* [GOAL] Retype the opening lines of the listing below, ending with the line that contains "import plotly.graph_objects as go", and leave out any pictures.

* [DATASET EXTRACT]
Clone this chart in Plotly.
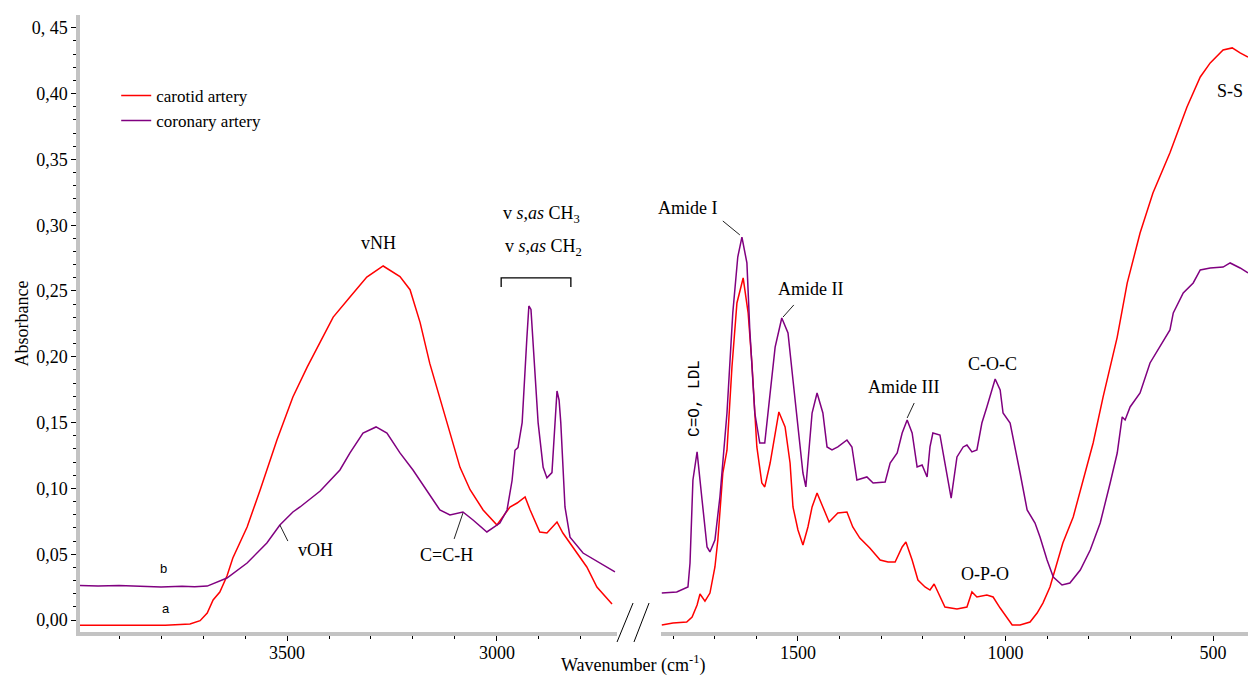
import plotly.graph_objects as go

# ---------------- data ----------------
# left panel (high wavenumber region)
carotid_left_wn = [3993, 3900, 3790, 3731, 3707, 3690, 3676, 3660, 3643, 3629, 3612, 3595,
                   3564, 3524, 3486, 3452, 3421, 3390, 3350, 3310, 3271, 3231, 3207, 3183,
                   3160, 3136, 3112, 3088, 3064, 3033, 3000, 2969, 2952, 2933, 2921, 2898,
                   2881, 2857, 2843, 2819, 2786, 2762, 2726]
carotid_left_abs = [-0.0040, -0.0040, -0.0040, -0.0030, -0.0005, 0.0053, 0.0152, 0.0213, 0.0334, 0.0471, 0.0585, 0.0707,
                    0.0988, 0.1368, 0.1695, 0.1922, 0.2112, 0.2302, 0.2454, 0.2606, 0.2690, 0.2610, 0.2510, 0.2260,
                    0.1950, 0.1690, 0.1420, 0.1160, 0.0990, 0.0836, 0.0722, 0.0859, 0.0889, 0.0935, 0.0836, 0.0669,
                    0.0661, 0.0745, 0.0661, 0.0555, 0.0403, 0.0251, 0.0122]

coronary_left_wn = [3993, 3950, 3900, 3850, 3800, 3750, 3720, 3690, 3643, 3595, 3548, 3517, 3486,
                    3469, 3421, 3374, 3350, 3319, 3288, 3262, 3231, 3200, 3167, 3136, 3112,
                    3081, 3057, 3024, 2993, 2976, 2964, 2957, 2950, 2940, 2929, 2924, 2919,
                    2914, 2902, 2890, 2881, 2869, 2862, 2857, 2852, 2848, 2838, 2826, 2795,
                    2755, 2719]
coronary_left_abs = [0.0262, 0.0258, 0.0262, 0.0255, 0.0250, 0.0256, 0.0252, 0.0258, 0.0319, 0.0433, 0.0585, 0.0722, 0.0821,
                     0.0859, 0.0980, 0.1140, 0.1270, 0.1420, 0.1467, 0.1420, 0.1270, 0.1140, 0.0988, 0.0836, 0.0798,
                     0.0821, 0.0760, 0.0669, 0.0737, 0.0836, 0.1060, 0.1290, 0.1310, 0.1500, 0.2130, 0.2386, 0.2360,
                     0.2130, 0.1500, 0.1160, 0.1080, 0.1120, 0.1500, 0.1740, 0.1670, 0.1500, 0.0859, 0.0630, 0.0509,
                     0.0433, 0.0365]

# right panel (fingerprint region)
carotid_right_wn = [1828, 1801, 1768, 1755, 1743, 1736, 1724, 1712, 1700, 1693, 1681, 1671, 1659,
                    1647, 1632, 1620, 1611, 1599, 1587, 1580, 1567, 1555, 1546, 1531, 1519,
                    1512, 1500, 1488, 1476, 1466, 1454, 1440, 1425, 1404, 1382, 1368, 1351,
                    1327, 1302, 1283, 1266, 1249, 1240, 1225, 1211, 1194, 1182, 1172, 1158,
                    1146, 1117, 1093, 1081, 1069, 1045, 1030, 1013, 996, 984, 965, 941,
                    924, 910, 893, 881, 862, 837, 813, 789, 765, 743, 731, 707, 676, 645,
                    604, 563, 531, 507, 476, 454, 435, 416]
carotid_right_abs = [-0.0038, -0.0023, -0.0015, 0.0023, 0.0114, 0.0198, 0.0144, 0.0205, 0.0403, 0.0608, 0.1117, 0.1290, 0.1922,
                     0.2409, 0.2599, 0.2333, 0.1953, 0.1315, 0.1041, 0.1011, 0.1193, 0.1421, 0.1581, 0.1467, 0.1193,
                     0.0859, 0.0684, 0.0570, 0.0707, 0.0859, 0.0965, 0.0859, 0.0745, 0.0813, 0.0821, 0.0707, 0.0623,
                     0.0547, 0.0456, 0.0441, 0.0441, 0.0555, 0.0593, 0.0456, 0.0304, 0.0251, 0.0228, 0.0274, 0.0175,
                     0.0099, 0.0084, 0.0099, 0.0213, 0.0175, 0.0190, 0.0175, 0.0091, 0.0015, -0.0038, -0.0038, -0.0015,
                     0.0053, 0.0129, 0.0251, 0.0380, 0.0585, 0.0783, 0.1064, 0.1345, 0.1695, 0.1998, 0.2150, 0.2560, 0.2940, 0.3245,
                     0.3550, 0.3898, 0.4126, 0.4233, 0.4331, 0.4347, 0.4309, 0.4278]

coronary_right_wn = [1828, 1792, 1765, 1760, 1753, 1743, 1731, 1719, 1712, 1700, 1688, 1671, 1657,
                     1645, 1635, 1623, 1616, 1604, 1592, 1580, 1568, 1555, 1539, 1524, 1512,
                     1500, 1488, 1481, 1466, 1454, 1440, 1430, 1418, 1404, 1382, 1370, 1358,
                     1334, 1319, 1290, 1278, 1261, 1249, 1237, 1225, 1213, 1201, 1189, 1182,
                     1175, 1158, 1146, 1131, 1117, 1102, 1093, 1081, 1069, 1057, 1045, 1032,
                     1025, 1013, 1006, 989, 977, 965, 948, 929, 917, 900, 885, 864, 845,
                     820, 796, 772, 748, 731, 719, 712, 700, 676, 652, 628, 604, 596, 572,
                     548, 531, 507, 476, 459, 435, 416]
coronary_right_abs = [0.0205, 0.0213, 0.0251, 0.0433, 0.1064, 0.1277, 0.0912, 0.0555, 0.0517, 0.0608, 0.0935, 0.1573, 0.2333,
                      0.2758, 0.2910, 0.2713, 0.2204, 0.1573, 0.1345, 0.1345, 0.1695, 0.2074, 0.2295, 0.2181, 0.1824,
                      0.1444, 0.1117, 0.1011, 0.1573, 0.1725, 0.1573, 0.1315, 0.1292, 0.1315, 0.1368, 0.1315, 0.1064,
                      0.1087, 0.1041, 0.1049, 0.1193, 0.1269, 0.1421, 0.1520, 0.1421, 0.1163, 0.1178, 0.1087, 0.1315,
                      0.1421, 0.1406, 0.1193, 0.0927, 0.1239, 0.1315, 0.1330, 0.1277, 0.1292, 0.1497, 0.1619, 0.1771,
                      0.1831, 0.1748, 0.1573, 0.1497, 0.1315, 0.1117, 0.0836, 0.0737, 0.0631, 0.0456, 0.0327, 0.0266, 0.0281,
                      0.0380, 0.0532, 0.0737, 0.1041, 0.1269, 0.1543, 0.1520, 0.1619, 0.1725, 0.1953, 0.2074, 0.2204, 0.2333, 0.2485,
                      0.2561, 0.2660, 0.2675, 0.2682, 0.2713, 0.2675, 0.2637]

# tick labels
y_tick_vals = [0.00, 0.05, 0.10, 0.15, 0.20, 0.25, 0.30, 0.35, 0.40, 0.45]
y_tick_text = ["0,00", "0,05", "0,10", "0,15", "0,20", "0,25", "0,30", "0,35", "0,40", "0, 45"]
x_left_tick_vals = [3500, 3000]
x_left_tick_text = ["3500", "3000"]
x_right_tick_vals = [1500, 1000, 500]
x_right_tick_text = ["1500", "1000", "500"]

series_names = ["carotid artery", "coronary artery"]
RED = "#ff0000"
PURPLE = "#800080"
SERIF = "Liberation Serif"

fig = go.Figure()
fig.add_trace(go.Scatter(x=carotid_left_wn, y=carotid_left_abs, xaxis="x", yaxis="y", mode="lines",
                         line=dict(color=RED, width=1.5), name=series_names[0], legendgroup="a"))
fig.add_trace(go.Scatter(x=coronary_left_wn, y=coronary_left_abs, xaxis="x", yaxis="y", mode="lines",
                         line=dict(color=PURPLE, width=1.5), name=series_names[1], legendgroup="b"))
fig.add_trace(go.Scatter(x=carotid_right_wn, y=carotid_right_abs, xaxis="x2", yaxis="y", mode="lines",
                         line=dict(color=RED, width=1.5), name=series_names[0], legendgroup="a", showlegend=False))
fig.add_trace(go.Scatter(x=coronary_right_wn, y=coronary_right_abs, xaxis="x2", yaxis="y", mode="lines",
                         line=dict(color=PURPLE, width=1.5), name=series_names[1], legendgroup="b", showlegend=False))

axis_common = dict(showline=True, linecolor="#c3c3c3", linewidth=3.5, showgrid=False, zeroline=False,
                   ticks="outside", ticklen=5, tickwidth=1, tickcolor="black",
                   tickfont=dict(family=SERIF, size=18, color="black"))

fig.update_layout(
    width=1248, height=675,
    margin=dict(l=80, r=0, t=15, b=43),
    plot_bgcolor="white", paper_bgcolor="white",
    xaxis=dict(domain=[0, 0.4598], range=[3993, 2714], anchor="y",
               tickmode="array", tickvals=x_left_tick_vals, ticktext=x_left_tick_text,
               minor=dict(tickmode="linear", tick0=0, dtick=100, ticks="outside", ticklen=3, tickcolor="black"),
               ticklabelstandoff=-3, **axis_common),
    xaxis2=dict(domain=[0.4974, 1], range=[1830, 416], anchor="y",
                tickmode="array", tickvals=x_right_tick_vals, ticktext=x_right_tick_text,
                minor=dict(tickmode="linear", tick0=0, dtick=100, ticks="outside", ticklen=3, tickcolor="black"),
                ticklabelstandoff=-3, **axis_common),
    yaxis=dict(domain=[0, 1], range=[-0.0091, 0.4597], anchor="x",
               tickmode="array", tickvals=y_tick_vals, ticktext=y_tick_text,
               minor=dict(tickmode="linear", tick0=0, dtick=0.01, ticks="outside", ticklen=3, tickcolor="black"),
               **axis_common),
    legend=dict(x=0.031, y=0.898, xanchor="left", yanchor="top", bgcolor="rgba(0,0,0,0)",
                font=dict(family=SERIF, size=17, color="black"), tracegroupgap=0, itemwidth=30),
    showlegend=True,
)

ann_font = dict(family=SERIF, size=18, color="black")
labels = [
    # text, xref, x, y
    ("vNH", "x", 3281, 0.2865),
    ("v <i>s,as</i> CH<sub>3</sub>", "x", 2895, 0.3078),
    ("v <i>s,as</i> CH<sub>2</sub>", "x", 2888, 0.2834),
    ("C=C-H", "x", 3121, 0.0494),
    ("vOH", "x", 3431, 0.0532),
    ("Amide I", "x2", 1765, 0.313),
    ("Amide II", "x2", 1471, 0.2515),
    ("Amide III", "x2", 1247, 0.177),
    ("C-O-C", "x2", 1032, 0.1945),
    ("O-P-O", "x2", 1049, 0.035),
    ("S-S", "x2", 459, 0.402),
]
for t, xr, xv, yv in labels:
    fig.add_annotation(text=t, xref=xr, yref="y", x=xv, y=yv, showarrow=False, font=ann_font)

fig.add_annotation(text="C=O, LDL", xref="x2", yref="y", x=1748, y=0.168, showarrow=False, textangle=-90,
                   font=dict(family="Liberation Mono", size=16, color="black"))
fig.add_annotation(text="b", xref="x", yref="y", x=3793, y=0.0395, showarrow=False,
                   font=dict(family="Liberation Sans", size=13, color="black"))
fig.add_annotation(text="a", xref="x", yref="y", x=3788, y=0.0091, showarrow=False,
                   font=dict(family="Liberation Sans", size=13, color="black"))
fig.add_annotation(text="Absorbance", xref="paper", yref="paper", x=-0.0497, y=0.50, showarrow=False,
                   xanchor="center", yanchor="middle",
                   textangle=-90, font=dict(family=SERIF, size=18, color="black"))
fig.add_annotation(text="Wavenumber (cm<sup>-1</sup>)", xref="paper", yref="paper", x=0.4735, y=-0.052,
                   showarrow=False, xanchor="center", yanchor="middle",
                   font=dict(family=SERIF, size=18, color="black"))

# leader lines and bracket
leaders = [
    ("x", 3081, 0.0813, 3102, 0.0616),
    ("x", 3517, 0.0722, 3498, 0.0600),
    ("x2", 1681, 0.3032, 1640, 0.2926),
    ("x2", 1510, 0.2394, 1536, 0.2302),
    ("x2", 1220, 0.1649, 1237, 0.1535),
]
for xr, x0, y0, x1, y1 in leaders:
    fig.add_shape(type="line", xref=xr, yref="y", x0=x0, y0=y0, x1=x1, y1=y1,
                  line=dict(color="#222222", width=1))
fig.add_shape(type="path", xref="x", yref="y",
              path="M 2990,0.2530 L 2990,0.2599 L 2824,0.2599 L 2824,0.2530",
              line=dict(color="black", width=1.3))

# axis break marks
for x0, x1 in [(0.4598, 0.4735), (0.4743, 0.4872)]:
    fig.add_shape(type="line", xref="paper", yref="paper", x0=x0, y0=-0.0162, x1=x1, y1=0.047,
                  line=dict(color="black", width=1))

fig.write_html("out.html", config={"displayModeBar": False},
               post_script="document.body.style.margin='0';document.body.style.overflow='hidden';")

* [COMPLETE OUTPUT]
Clone this chart in Plotly.
import plotly.graph_objects as go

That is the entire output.